Tesla launches a stationary battery aimed at companies with variable electricity rates and homes with solar panels.

Seeking to expand its business beyond electric vehicles, Tesla Motors will sell stationary batteries for residential, commercial, and utility use under a new brand, Tesla Energy.

Tesla CEO Elon Musk unveiled the Powerwall battery at the company’s design studio in Hawthorne, California, on Thursday.

Tesla is launching the home battery business partly because it’s already making vehicle batteries—and as a result it can benefit from the economies of scale that come from making both. Another reason is that the market for storage is expected to grow in concert with the use of solar power. Tesla needs both electric vehicles and solar power to boom if it hopes to fulfill the projected output from a vast $5 billion battery “gigafactory” it’s building in Nevada.

“The obvious problem with solar power is that the sun does not shine at night,” Tesla CEO Elon Musk said at the unveiling of the new batteries at the company’s design studio in Hawthorne, California, yesterday. “We need to store the energy that is generated during the day so you can use it at night.”

A number of solar companies now offer batteries to accompany their solar panels (see “Solar Power, and Somewhere to Store It”). Although just a tenth of a percent of U.S. homes now get power from rooftop solar panels combined with energy storage, such systems could account for 3 percent of homes by 2018, according to Greentech Media Research.

Tesla’s residential battery, called Powerwall, will be available in several months and will come in two sizes, a seven-kilowatt-hour battery system that costs $3,000 and a slightly larger 10-kilowatt-hour system for $3,500. The larger battery would keep an average-sized home running for a day. It is unclear what the cost of installation would be.

Tesla expects that many sales will come from commercial customers who pay a variable rate of electricity over the course of a day based on demand. Such customers already see significant reductions in their energy bills by drawing on stored electricity during periods of peak energy demand.
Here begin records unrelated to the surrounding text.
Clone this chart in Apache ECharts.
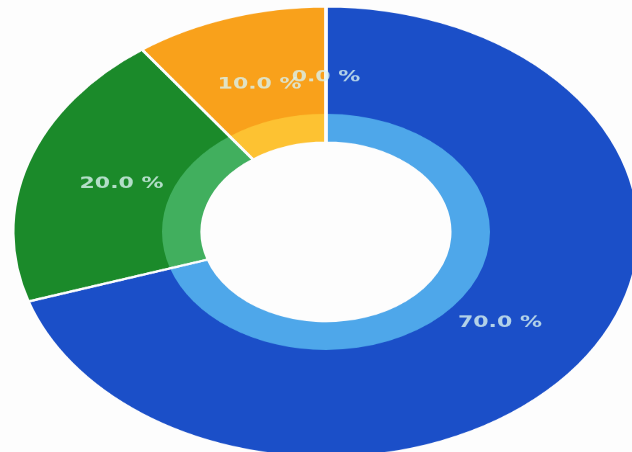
<!DOCTYPE html>
<html>
<head>
<meta charset="utf-8">
<script src="https://cdn.jsdelivr.net/npm/echarts@6/dist/echarts.min.js"></script>
<style>
html,body{margin:0;padding:0;width:632px;height:452px;overflow:hidden;background:#fdfdfd;}
#wrap{width:632px;height:452px;overflow:hidden;}
#chart{width:632px;height:628px;transform:scaleY(0.72);transform-origin:0 0;}
</style>
</head>
<body>
<div id="wrap"><div id="chart"></div></div>
<script>
const categories = ['Blue', 'Green', 'Orange', 'Red'];
const values = [70, 20, 10, 0];
const darkColors = ['#1b4fc8', '#1b8a2a', '#f9a11b', '#e53935'];
const lightColors = ['#4ea7ea', '#41af5e', '#fdc232', '#ef7a75'];

const total = values.reduce((a, b) => a + b, 0);
function mk(colors) {
  return categories.map((c, i) => ({ name: c, value: values[i], itemStyle: { color: colors[i] } }));
}
// label anchors: middle of each slice (in value units along the angle axis)
let acc = 0;
const labelData = values.map((v, i) => {
  const mid = acc + v / 2; acc += v;
  return { name: categories[i], value: [215, mid], pct: v / total * 100 };
});

const chart = echarts.init(document.getElementById('chart'), null, { renderer: 'canvas' });
const center = [326, 322];
const common = { type: 'pie', center: center, startAngle: 90, clockwise: true, silent: true,
  labelLine: { show: false }, label: { show: false } };
chart.setOption({
  animation: false,
  backgroundColor: '#fdfdfd',
  polar: { center: center, radius: 313 },
  angleAxis: { type: 'value', min: 0, max: total, startAngle: 90, clockwise: true, show: false },
  radiusAxis: { type: 'value', min: 0, max: 313, show: false },
  series: [
    Object.assign({}, common, { radius: [162, 313], data: mk(darkColors) }),
    Object.assign({}, common, { radius: [124, 164], data: mk(lightColors) }),
    Object.assign({}, common, {
      radius: [124, 313],
      data: categories.map((c, i) => ({ name: c, value: values[i] })),
      itemStyle: { color: 'rgba(0,0,0,0)', borderColor: '#fdfdfd', borderWidth: 3 }
    }),
    {
      type: 'scatter', coordinateSystem: 'polar', symbolSize: 0, silent: true, z: 10,
      data: labelData,
      label: {
        show: true, position: 'inside', color: '#d9f3f0', fontSize: 22, fontWeight: 'bold',
        fontFamily: 'DejaVu Sans',
        formatter: p => p.data.pct.toFixed(1) + ' %'
      }
    }
  ]
});
</script>
</body>
</html>
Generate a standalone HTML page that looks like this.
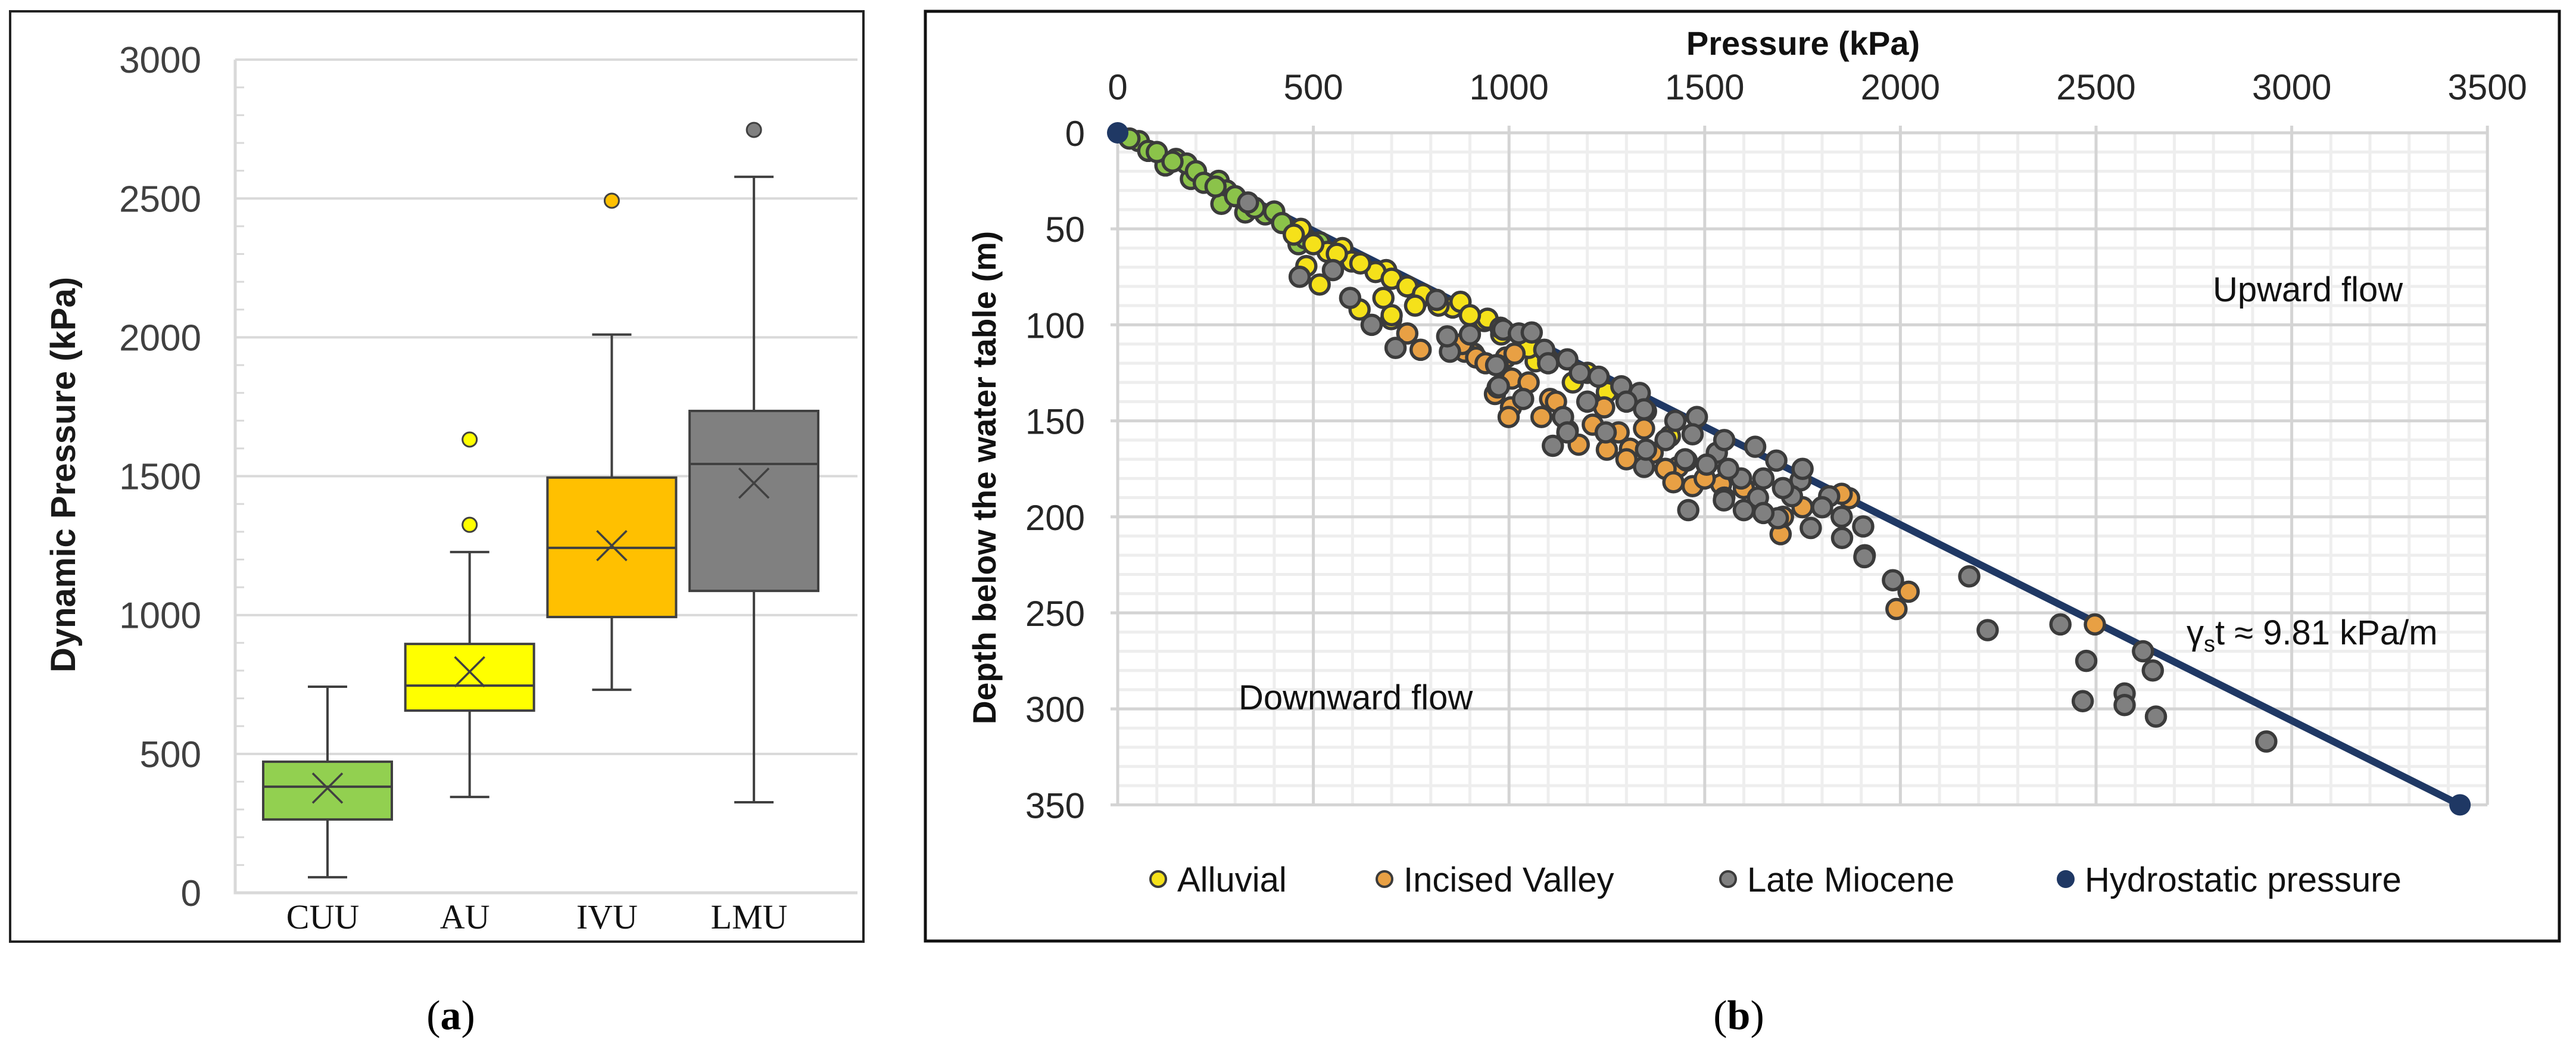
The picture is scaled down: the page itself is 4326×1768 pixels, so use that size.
<!DOCTYPE html>
<html><head><meta charset="utf-8"><style>
html,body{margin:0;padding:0;background:#fff;}
svg{display:block;}
text{font-family:"Liberation Sans",sans-serif;}
</style></head><body>
<svg id="root" width="4326" height="1768" viewBox="0 0 4326 1768" xmlns="http://www.w3.org/2000/svg">
<g id="pa"></g>
<g id="pb"></g>
</svg>
<script>
// ---------- Panel (a) data ----------
const boxCategories = ["CUU","AU","IVU","LMU"];
const boxMin = [56, 345, 731, 326];
const boxQ1 = [264, 656, 993, 1087];
const boxMedian = [382, 746, 1242, 1544];
const boxQ3 = [472, 896, 1495, 1735];
const boxMax = [742, 1227, 2010, 2578];
const boxMean = [377, 796, 1250, 1475];
const boxOutliers = [[], [1325, 1632], [2492], [2747]];
const boxColors = ["#92d050","#ffff00","#ffc000","#808080"];
const boxYTicks = [0,500,1000,1500,2000,2500,3000];

// ---------- Panel (b) data (pressure kPa, depth m) ----------
const cuuP = [54,78,122,149,187,176,258,278,265,326,377,400,462,516,30,100,140,200,220,300,350,420,480,250];
const cuuD = [4.3,9.4,17,13.6,24,16,25,30,37,41.5,42.5,41,58,57,3,10,15,20,26,33,39,47,55,28];
const alluvialP = [468,574,536,482,516,686,659,598,679,699,618,767,856,876,937,945,1068,1163,1411,450,500,560,620,700,740,780,820,900,980,1050,1100,1200,1250,1350,700,760];
const alluvialD = [50,60,62,69.4,79,71.5,72.5,67,86,97,92,87,91,88,98,96.8,119,130,158,53,58,63,68,76,80,84,90,95,105,112,118,125,135,145,95,90];
const incisedP = [774,740,910,992,964,1005,887,916,1014,1007,999,1083,1105,1214,1243,1345,1309,1367,1432,1469,1454,1542,1694,1869,1280,1178,2021,1990,2497,1050,1120,1150,1250,1300,1400,1500,1550,1600,1700,1750,1850,1420,880,940];
const incisedD = [113,104.5,115,117,136,143,114,117,115,128,148,148,138.6,152,143,154,164.5,166.6,174,184,170.7,183,209,190.3,156,162.4,239,248,256,130,140,155,165,170,175,180,190,185,200,195,188,182,110,120];
const mioceneP = [333,465,550,594,649,710,815,849,842,971,978,971,985,1025,1058,1090,1149,1181,1229,1287,1334,1345,967,974,1036,1138,1149,1112,1247,1345,1425,1480,1469,1531,1629,1683,1593,1745,1636,1549,1687,1600,1771,1818,1851,1905,1458,1909,1505,1723,1908,1981,2176,2223,2409,2475,2466,2573,2573,2620,2645,2653,2935,1300,1400,1560,1650,1700,1800,1850,1750,1650,1550,1200,1100,900,1350,1450];
const mioceneD = [36.3,75,71.5,86,100,112,87,114,106,121,101.5,132.6,102.5,104.5,104,113,118,125,127,132,135.5,144,121,132,138.6,148,156,163,156,174,150,148,157,166.6,163.5,170.7,180,181,190,191.4,200.7,196.5,205.8,189.3,211,205,196.5,220,172.8,189.3,221,233,231,259,256,275,296,292,298,270,280,304,317,140,160,175,180,185,195,200,175,198,160,140,120,105,165,170];
const hydroP = [0, 3430];
const hydroD = [0, 350];
const pXTicks = [0,500,1000,1500,2000,2500,3000,3500];
const pYTicks = [0,50,100,150,200,250,300,350];

const NS="http://www.w3.org/2000/svg";
function mk(parent, tag, attrs, txt){
  const e=document.createElementNS(NS,tag);
  for(const k in attrs) e.setAttribute(k,attrs[k]);
  if(txt!==undefined) e.textContent=txt;
  parent.appendChild(e); return e;
}
const pa=document.getElementById('pa');
const pb=document.getElementById('pb');

// ===== Panel A =====
const ay = v => 1499 - v*0.4663;
const ax = i => 550 + i*238.7;
let fr=mk(pa,'rect',{x:17,y:19,width:1433,height:1562,fill:'none',stroke:'#222',"stroke-width":4});


boxYTicks.forEach(v=>{
  if(v>0){
    const g=mk(pa,'line',{x1:395,x2:1440,y1:ay(v),y2:ay(v),stroke:'#d9d9d9',"stroke-width":4});
    
    
  }
  const t=mk(pa,'text',{x:338,y:ay(v)+22,"text-anchor":"end","font-size":62,fill:'#404040'},String(v));
  
  
});
for(let v=100; v<3000; v+=100){
  if(v%500===0) continue;
  const m=mk(pa,'line',{x1:395,x2:410,y1:ay(v),y2:ay(v),stroke:'#d9d9d9',"stroke-width":3});
  
  
}
let axl=mk(pa,'path',{d:`M395 ${ay(3000)} V${ay(0)} H1440`,fill:'none',stroke:'#d9d9d9',"stroke-width":5});


let yt=mk(pa,'text',{x:0,y:0,transform:'translate(126 797) rotate(-90)',"text-anchor":"middle","font-size":58,"font-weight":"bold",fill:'#1a1a1a'},'Dynamic Pressure (kPa)');


const ST='#404040';
boxCategories.forEach((c,i)=>{
  const cx=ax(i), hw=108, cw=33;
  const g=mk(pa,'g',{});
  
  
  mk(g,'line',{x1:cx,x2:cx,y1:ay(boxMax[i]),y2:ay(boxQ3[i]),stroke:ST,"stroke-width":4});
  mk(g,'line',{x1:cx,x2:cx,y1:ay(boxQ1[i]),y2:ay(boxMin[i]),stroke:ST,"stroke-width":4});
  mk(g,'line',{x1:cx-cw,x2:cx+cw,y1:ay(boxMax[i]),y2:ay(boxMax[i]),stroke:ST,"stroke-width":4});
  mk(g,'line',{x1:cx-cw,x2:cx+cw,y1:ay(boxMin[i]),y2:ay(boxMin[i]),stroke:ST,"stroke-width":4});
  mk(g,'rect',{x:cx-hw,y:ay(boxQ3[i]),width:hw*2,height:ay(boxQ1[i])-ay(boxQ3[i]),fill:boxColors[i],stroke:ST,"stroke-width":4});
  mk(g,'line',{x1:cx-hw,x2:cx+hw,y1:ay(boxMedian[i]),y2:ay(boxMedian[i]),stroke:ST,"stroke-width":4});
  const my=ay(boxMean[i]);
  mk(g,'path',{d:`M${cx-25} ${my-25} L${cx+25} ${my+25} M${cx+25} ${my-25} L${cx-25} ${my+25}`,stroke:ST,"stroke-width":3.5,fill:'none'});
  boxOutliers[i].forEach(o=>{
    const oc=mk(g,'circle',{cx:cx,cy:ay(o),r:12,fill:boxColors[i],stroke:ST,"stroke-width":3});
    
    
  });
  const t=mk(pa,'text',{x:cx-8,y:1559,"text-anchor":"middle","font-size":58,fill:'#111',style:'font-family:"Liberation Serif",serif'},c);
  
  
});
let ca=mk(pa,'text',{x:757,y:1728,"text-anchor":"middle","font-size":70,fill:'#000',style:'font-family:"Liberation Serif",serif'});


mk(ca,'tspan',{},'(');mk(ca,'tspan',{"font-weight":"bold"},'a');mk(ca,'tspan',{},')');

// ===== Panel B =====
const bx = p => 1877 + p*0.6572;
const by = d => 223 + d*3.224;
let fb=mk(pb,'rect',{x:1554,y:19,width:2744,height:1561,fill:'none',stroke:'#111',"stroke-width":5});


for(let p=100;p<3500;p+=100){ if(p%500===0) continue;
  const l=mk(pb,'line',{x1:bx(p),x2:bx(p),y1:by(0),y2:by(350),stroke:'#eeeeee',"stroke-width":5});
  
  
}
for(let d=10;d<350;d+=10){ if(d%50===0) continue;
  const l=mk(pb,'line',{x1:bx(0),x2:bx(3500),y1:by(d),y2:by(d),stroke:'#eeeeee',"stroke-width":5});
  
  
}
pXTicks.forEach(p=>{
  const l=mk(pb,'line',{x1:bx(p),x2:bx(p),y1:by(0)-12,y2:by(350),stroke:'#d4d4d4',"stroke-width":5});
  
  
  const t=mk(pb,'text',{x:bx(p),y:167,"text-anchor":"middle","font-size":60,fill:'#262626'},String(p));
  
  
});
pYTicks.forEach(d=>{
  const l=mk(pb,'line',{x1:bx(0)-12,x2:bx(3500),y1:by(d),y2:by(d),stroke:'#d4d4d4',"stroke-width":5});
  
  
  const t=mk(pb,'text',{x:1822,y:by(d)+22,"text-anchor":"end","font-size":60,fill:'#262626'},String(d));
  
  
});
let xt=mk(pb,'text',{x:3028,y:92,"text-anchor":"middle","font-size":56,"font-weight":"bold",fill:'#111'},'Pressure (kPa)');


let yt2=mk(pb,'text',{x:0,y:0,transform:'translate(1672 802) rotate(-90)',"text-anchor":"middle","font-size":55,"font-weight":"bold",fill:'#111'},'Depth below the water table (m)');


// hydrostatic line
let hl=mk(pb,'line',{x1:bx(hydroP[0]),y1:by(hydroD[0]),x2:bx(hydroP[1]),y2:by(hydroD[1]),stroke:'#1f3864',"stroke-width":12});


function series(P,D,fill,name){
  const g=mk(pb,'g',{});
  
  
  P.forEach((p,i)=>{
    const c=mk(g,'circle',{cx:bx(p),cy:by(D[i]),r:16,fill:fill,stroke:'#3b3b3b',"stroke-width":5.5});
    
    
  });
}
series(cuuP,cuuD,'#8bc34a','cuu');
series(alluvialP,alluvialD,'#f5e11a','alluvial');
series(incisedP,incisedD,'#e8a044','incised-valley');
series(mioceneP,mioceneD,'#808080','late-miocene');
hydroP.forEach((p,i)=>{
  const c=mk(pb,'circle',{cx:bx(p),cy:by(hydroD[i]),r:18,fill:'#1f3864'});
  
  
});
// annotations
let a1=mk(pb,'text',{x:3716,y:506,"font-size":58,fill:'#111'},'Upward flow');


let a2=mk(pb,'text',{x:2080,y:1191,"font-size":58,fill:'#111'},'Downward flow');


let a3=mk(pb,'text',{x:3672,y:1082,"font-size":58,fill:'#111'});


mk(a3,'tspan',{},'γ');mk(a3,'tspan',{"font-size":38,dy:12},'s');mk(a3,'tspan',{dy:-12},'t ≈ 9.81 kPa/m');
// legend
const legNames=["Alluvial","Incised Valley","Late Miocene","Hydrostatic pressure"];
const legFills=["#f5e11a","#e8a044","#808080","#1f3864"];
const legX=[1945,2325,2902,3469];
legNames.forEach((n,i)=>{
  const g=mk(pb,'g',{});
  
  
  mk(g,'circle',{cx:legX[i],cy:1476,r:i===3?15:13,fill:legFills[i],stroke:i===3?'none':'#3b3b3b',"stroke-width":4});
  mk(g,'text',{x:legX[i]+32,y:1497,"font-size":58,fill:'#111'},n);
});
let cb=mk(pb,'text',{x:2920,y:1728,"text-anchor":"middle","font-size":70,fill:'#000',style:'font-family:"Liberation Serif",serif'});


mk(cb,'tspan',{},'(');mk(cb,'tspan',{"font-weight":"bold"},'b');mk(cb,'tspan',{},')');
</script>
</body></html>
In the near term, the market for home energy storage will depend on how states regulate homeowners’ ability to buy and sell electricity. Net metering, currently available in 43 states, allows residential customers to sell excess generation back to their utility company at retail rates. The policies are being challenged by utility companies that say it undermines their ability to recoup grid infrastructure costs. But as long as net metering continues, consumers will have little need to buy an energy storage system because they can sell the excess solar power they generate rather than store it, says Jay Stein, an analyst with energy consulting company E Source. “I don’t see any financial payoff for them to buy batteries,” he says.

Most utilities that offer net metering, however, also allow residential customers to buy and sell electricity at rates that vary throughout the day based on demand. Battery storage would allow such people to maximize the value of the electricity they sell back to the utility.

“There are some arbitrage values emerging,” says Karl Rábago, executive director of the Pace Energy and Climate Center in White Plains, New York. “If I could export selectively, using a storage device, I might beget higher value for my generation.”

Home energy storage will make more sense in the years to come. Residential and commercial solar-plus-storage systems will offer a clear cost advantage over electricity from the grid throughout the United States by 2030, according to a recent report by the Rocky Mountain Institute, an energy research and consulting group.

Tesla’s Nevada gigafactory, which it’s building with Panasonic, will have an annual production capacity of 35 gigawatt-hours by 2020, more than all the lithium-ion batteries produced globally in 2013.

Such a large investment in what is still a niche market is risky, but Tesla claims that the new factory will cut battery costs by 30 percent when it begins operations, as early as 2016. Tesla’s biggest challenge will likely be filling enough orders for the output. By 2020, the plant will be able to produce enough batteries for half a million electric vehicles per year. Last year, Tesla sold around 20,000 cars.